Find each line containing the word "size" and report how many there are. Add nothing else.

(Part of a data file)
● ● ●

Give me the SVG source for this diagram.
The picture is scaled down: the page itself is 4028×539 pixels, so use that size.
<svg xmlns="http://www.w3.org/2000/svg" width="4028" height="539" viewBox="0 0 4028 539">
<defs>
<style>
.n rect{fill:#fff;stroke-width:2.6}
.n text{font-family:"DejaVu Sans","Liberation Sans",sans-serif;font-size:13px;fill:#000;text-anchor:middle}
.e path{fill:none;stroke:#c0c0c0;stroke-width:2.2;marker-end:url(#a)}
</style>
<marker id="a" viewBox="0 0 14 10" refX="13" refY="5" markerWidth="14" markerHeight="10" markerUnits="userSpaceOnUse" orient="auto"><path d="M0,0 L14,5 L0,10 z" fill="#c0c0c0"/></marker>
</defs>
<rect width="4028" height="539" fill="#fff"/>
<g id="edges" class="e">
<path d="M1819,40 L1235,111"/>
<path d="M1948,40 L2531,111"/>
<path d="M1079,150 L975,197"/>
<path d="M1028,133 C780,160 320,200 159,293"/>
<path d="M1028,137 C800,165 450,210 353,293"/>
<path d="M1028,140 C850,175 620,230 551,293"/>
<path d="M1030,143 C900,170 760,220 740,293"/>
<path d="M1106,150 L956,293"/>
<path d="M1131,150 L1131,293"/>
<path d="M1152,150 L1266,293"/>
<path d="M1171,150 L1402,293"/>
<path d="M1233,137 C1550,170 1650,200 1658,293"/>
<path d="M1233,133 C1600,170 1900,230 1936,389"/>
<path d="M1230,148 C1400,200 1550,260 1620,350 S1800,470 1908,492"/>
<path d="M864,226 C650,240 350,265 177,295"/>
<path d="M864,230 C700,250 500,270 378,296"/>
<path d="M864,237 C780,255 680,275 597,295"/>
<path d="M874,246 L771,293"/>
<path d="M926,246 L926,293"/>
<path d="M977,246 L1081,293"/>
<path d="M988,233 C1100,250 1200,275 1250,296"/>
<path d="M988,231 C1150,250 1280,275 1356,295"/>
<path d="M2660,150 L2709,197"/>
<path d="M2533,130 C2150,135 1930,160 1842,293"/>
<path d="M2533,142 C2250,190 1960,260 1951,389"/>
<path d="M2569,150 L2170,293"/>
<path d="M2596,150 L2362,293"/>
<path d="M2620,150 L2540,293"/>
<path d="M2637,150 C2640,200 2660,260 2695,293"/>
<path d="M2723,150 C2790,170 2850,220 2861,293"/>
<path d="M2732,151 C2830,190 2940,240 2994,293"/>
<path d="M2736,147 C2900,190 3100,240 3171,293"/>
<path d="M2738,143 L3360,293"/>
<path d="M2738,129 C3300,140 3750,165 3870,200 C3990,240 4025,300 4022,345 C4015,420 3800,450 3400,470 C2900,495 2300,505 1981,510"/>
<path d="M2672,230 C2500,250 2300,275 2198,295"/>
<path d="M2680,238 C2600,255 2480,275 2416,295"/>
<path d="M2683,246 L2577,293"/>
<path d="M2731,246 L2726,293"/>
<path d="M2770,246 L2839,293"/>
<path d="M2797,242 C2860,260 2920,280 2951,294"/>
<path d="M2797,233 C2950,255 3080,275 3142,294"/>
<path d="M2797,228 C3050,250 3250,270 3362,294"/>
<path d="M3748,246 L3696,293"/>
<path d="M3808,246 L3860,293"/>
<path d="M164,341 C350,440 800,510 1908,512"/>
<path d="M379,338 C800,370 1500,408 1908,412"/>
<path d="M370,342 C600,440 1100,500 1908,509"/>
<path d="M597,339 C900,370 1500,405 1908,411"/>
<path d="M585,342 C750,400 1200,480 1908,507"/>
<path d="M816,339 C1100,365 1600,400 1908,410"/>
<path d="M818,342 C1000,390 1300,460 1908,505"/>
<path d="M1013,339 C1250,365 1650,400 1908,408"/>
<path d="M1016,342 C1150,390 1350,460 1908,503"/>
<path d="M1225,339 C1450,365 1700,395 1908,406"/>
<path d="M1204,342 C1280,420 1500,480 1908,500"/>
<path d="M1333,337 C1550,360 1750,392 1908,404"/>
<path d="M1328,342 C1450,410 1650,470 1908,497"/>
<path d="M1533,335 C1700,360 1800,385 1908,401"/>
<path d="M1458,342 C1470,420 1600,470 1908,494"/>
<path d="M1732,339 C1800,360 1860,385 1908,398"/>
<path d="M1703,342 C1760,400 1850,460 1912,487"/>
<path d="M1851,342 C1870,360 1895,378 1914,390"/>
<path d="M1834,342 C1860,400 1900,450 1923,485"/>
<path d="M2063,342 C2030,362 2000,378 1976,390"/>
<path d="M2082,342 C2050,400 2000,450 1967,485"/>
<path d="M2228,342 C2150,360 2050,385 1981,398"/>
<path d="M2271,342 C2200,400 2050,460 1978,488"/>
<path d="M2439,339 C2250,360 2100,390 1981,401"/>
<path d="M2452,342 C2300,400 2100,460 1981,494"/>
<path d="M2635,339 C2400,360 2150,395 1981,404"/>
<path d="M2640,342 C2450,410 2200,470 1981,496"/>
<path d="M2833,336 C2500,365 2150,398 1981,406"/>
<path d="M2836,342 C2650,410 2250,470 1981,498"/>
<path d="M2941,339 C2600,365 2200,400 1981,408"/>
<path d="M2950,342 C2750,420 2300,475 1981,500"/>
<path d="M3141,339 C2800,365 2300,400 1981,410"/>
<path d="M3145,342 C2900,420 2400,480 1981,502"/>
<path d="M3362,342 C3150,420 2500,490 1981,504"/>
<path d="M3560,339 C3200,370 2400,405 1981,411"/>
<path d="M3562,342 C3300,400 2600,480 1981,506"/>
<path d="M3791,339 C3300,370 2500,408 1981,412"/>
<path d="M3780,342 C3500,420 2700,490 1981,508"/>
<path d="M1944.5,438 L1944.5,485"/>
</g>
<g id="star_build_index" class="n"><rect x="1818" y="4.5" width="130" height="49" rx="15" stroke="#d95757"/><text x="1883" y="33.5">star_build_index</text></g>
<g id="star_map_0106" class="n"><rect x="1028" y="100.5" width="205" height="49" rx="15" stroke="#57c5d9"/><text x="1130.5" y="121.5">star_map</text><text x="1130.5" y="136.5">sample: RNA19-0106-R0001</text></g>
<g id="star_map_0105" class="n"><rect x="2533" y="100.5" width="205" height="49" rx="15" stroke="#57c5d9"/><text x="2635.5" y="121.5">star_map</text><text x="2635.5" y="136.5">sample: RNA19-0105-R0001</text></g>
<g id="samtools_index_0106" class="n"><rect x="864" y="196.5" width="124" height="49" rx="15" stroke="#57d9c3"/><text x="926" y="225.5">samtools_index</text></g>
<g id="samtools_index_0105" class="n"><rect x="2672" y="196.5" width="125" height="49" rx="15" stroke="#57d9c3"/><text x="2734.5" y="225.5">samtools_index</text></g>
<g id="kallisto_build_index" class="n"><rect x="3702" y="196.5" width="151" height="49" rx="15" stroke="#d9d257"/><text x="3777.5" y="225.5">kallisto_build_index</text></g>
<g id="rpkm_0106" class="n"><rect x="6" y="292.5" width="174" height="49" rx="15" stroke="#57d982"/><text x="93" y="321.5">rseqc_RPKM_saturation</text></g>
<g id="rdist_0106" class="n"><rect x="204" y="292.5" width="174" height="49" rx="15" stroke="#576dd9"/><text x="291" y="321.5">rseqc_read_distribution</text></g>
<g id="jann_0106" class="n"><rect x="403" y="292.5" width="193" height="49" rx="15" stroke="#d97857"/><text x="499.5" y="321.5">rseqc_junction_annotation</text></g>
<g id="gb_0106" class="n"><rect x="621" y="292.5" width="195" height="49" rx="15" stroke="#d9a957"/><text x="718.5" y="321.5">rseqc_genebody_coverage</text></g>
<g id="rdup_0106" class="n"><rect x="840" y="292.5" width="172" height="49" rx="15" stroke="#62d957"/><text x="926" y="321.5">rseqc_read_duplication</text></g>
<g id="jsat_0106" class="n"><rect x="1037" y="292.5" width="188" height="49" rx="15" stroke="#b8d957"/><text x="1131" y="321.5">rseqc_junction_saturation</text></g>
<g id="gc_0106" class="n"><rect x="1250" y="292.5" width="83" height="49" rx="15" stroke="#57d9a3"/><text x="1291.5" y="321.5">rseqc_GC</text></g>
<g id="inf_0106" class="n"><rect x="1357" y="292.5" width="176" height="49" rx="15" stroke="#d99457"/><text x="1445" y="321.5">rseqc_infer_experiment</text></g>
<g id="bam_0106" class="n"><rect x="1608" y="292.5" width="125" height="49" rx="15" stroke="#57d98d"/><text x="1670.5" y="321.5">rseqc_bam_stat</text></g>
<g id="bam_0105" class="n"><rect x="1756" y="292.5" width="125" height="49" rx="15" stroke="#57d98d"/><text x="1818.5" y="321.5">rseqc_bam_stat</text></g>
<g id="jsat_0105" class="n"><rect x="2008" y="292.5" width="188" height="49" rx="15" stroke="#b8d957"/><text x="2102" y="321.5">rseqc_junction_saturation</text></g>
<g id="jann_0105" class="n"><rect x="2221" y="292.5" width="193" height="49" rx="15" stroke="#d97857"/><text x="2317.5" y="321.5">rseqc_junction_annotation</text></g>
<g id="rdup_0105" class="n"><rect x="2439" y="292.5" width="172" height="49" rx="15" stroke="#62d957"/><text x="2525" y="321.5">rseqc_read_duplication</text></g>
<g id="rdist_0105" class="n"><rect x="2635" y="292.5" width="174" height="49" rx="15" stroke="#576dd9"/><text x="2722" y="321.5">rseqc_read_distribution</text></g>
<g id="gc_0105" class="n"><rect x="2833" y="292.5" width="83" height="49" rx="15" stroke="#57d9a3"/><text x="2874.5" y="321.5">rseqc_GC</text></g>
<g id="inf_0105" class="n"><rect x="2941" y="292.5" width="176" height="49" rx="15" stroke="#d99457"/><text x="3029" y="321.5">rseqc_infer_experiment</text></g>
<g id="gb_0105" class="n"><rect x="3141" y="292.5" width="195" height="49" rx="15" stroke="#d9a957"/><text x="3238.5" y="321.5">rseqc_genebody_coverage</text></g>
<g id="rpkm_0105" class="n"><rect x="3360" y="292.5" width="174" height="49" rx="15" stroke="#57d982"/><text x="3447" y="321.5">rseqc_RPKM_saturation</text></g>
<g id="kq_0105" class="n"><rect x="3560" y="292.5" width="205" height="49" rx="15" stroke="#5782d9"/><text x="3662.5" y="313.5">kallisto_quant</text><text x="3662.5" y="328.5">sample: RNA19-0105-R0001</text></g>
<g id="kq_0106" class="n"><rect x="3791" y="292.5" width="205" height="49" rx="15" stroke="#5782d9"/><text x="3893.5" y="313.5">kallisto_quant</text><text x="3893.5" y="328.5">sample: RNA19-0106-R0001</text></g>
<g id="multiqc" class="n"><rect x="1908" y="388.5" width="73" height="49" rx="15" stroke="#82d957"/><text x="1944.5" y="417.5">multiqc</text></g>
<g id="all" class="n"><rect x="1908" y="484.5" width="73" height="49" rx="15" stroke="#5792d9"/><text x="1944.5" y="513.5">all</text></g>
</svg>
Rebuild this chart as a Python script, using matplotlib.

● ● ●

-- Output --
2